▶ **Problem to work on**: Leave out all pictures and give back precisely the lines from the line with "Clone this chart in D3.js." to the line with "0.31, 0.06, 0];", including those two lines.

▶ **Materials provided**:

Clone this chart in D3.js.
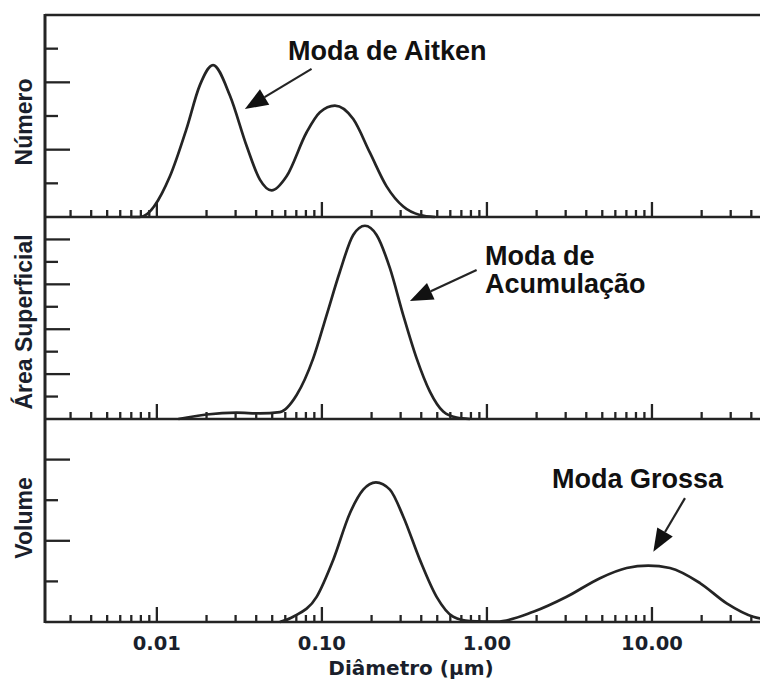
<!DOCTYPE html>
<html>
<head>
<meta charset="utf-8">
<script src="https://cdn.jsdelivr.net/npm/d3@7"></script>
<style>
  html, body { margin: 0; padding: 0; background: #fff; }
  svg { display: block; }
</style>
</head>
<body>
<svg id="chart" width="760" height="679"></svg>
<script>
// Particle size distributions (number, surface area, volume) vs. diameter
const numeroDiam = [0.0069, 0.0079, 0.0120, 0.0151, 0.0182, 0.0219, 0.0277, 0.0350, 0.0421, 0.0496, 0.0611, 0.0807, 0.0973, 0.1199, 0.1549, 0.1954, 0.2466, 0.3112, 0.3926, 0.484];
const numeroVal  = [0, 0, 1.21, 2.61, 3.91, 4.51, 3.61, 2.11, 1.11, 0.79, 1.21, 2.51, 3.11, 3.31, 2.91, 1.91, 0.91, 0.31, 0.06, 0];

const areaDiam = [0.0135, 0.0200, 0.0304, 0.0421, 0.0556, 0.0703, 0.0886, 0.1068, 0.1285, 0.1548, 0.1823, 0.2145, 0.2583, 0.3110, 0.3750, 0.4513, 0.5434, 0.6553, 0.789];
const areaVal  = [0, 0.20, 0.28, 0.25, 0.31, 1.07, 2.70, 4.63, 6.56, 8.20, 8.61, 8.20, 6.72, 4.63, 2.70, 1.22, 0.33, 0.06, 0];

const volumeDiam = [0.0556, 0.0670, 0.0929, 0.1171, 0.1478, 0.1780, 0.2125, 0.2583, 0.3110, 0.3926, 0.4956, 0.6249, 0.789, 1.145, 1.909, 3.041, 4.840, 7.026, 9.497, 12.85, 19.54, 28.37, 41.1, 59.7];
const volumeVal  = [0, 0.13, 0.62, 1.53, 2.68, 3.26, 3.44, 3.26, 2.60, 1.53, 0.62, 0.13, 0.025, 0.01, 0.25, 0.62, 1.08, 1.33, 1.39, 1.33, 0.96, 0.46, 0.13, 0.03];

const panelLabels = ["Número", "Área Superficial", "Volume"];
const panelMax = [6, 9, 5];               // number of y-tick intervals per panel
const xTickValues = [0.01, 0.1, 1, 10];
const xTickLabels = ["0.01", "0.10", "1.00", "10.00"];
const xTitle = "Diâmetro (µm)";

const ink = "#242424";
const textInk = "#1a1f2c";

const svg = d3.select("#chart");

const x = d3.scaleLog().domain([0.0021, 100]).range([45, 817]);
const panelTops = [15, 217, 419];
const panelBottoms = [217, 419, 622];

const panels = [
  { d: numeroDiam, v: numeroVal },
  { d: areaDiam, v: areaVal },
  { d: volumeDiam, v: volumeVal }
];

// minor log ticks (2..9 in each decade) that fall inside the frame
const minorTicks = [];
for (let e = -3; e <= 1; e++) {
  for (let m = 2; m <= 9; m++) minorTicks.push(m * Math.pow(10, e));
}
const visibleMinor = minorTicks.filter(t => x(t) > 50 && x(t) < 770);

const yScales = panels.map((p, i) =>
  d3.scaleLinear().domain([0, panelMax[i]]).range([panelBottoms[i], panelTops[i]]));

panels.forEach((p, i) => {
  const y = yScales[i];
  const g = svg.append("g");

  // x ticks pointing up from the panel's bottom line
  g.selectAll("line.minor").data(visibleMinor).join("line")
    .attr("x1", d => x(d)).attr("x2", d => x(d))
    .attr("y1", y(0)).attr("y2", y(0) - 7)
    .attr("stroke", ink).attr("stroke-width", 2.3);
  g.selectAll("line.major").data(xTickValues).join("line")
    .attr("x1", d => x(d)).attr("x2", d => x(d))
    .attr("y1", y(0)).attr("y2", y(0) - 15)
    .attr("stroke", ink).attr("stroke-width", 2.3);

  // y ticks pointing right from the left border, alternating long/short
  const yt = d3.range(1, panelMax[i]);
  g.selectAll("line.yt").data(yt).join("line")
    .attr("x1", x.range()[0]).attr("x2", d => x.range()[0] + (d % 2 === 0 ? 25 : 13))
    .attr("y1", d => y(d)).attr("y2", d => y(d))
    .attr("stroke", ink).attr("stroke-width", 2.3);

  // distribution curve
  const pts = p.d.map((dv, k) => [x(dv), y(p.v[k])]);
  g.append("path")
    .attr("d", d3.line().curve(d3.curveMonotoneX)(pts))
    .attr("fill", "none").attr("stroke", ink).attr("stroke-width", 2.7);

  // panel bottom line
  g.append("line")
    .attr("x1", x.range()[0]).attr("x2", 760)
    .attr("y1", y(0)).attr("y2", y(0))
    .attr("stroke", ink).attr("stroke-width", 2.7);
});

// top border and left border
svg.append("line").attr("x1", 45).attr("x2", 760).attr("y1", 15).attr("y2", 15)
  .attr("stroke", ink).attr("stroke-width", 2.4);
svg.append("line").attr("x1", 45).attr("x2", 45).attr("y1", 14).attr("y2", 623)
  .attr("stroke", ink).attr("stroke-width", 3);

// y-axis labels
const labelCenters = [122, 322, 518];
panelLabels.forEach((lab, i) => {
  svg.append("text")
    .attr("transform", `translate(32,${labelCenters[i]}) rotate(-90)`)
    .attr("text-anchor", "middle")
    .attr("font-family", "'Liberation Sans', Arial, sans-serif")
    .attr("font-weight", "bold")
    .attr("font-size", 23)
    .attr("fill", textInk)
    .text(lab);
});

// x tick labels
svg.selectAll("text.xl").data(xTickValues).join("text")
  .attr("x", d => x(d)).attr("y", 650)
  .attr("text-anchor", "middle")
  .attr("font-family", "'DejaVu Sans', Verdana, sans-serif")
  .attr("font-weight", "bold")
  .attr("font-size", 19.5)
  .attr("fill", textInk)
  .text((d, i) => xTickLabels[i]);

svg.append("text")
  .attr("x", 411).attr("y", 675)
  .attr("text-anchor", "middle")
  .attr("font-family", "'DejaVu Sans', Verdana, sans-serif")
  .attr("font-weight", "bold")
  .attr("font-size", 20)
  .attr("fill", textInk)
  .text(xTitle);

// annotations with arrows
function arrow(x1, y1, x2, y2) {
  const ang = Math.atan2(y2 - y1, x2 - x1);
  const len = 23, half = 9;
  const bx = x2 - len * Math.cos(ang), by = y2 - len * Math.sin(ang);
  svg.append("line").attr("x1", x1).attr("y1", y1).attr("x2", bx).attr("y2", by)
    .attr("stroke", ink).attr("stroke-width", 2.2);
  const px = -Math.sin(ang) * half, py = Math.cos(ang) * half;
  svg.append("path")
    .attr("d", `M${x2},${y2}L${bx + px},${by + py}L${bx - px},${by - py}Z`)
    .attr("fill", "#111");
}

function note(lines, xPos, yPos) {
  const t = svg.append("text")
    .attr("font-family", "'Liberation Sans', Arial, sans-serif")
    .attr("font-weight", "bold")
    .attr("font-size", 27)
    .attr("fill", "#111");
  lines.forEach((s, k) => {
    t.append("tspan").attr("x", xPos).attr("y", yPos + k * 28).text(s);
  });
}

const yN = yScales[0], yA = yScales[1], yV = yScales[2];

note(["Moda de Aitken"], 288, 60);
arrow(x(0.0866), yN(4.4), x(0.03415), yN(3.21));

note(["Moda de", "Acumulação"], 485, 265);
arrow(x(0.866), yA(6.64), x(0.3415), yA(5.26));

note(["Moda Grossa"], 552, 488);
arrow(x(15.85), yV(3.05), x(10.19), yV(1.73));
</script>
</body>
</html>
* * *
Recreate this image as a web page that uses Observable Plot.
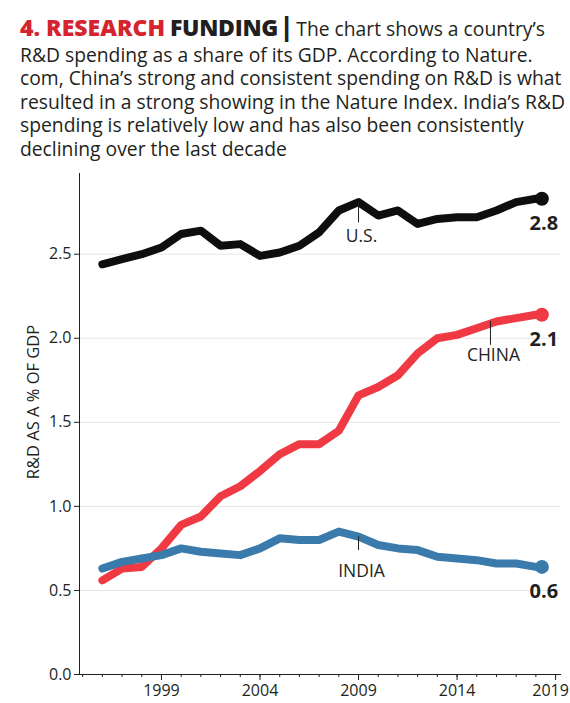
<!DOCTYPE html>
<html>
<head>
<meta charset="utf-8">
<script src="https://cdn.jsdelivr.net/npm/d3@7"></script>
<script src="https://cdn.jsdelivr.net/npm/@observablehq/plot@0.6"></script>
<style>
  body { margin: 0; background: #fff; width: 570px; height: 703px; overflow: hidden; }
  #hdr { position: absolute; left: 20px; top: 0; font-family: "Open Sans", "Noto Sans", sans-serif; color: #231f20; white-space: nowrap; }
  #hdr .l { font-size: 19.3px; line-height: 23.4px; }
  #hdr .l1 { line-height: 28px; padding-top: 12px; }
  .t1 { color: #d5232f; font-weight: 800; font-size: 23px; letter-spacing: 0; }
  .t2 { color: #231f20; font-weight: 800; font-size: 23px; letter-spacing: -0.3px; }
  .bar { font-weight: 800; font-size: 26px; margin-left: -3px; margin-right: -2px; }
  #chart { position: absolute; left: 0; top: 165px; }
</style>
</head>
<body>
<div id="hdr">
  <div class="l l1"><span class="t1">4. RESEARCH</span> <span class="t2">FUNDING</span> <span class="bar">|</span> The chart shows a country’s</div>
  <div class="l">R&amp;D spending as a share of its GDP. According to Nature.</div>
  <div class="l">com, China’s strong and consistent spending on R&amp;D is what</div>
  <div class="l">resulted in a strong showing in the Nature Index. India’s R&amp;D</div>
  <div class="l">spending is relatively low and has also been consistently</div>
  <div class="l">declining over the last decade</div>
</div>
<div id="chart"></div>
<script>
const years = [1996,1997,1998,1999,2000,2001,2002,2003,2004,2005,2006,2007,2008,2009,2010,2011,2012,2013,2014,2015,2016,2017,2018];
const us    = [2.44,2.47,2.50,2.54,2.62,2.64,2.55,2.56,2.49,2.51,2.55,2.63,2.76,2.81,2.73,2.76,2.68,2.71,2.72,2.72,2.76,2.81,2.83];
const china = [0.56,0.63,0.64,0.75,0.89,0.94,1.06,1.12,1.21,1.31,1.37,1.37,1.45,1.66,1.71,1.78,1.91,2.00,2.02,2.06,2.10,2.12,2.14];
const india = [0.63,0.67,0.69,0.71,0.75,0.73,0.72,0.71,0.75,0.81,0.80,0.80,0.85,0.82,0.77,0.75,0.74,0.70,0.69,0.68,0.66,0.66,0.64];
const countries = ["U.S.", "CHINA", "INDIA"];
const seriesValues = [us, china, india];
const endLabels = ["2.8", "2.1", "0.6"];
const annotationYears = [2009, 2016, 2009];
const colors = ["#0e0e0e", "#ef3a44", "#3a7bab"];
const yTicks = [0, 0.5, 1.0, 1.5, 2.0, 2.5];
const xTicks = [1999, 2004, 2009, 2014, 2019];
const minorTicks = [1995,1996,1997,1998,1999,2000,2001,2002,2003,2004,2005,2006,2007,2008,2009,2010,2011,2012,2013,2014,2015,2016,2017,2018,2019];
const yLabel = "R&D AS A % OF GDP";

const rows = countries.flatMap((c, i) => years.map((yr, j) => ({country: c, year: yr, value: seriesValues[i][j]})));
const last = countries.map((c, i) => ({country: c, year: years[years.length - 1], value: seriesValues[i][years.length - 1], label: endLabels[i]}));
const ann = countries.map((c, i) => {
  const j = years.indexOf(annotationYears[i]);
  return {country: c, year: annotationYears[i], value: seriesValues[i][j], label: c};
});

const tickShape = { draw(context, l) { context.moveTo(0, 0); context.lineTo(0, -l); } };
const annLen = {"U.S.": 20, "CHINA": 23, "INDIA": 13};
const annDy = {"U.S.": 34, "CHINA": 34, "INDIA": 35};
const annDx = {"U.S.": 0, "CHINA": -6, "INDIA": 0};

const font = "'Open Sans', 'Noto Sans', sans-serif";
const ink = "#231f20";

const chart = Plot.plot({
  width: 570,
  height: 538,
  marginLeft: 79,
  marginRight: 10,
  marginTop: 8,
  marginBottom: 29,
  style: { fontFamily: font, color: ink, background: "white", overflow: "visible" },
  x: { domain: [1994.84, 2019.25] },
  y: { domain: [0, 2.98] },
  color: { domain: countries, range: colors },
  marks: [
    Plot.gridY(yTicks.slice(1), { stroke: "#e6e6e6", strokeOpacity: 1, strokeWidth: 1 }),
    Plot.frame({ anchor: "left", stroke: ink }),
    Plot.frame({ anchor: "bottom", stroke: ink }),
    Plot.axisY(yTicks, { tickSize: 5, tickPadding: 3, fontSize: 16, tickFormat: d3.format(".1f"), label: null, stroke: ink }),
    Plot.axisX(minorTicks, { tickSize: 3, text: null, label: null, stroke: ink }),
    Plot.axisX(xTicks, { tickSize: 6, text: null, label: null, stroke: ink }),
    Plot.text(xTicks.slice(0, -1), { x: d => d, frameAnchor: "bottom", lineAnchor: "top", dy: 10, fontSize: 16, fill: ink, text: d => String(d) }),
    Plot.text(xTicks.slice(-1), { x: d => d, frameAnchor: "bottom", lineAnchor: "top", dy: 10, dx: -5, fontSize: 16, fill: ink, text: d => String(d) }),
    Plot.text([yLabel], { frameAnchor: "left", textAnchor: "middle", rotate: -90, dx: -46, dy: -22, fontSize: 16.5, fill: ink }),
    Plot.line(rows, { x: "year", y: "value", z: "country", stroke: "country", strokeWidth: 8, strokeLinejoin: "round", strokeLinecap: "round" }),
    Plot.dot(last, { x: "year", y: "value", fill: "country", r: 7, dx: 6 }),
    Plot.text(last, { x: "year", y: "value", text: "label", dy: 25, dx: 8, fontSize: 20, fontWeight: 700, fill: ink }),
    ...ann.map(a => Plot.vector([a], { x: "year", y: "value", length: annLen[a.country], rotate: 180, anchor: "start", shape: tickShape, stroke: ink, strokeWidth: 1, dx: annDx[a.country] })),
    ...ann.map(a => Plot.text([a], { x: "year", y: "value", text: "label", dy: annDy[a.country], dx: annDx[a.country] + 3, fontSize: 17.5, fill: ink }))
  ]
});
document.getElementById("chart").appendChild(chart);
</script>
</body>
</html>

▶ **Answer to the exercise**:
Clone this chart in D3.js.
<!DOCTYPE html>
<html>
<head>
<meta charset="utf-8">
<script src="https://cdn.jsdelivr.net/npm/d3@7"></script>
<style>
  html, body { margin: 0; padding: 0; background: #fff; }
  svg { display: block; }
</style>
</head>
<body>
<svg id="chart" width="760" height="679"></svg>
<script>
// Particle size distributions (number, surface area, volume) vs. diameter
const numeroDiam = [0.0069, 0.0079, 0.0120, 0.0151, 0.0182, 0.0219, 0.0277, 0.0350, 0.0421, 0.0496, 0.0611, 0.0807, 0.0973, 0.1199, 0.1549, 0.1954, 0.2466, 0.3112, 0.3926, 0.484];
const numeroVal  = [0, 0, 1.21, 2.61, 3.91, 4.51, 3.61, 2.11, 1.11, 0.79, 1.21, 2.51, 3.11, 3.31, 2.91, 1.91, 0.91, 0.31, 0.06, 0];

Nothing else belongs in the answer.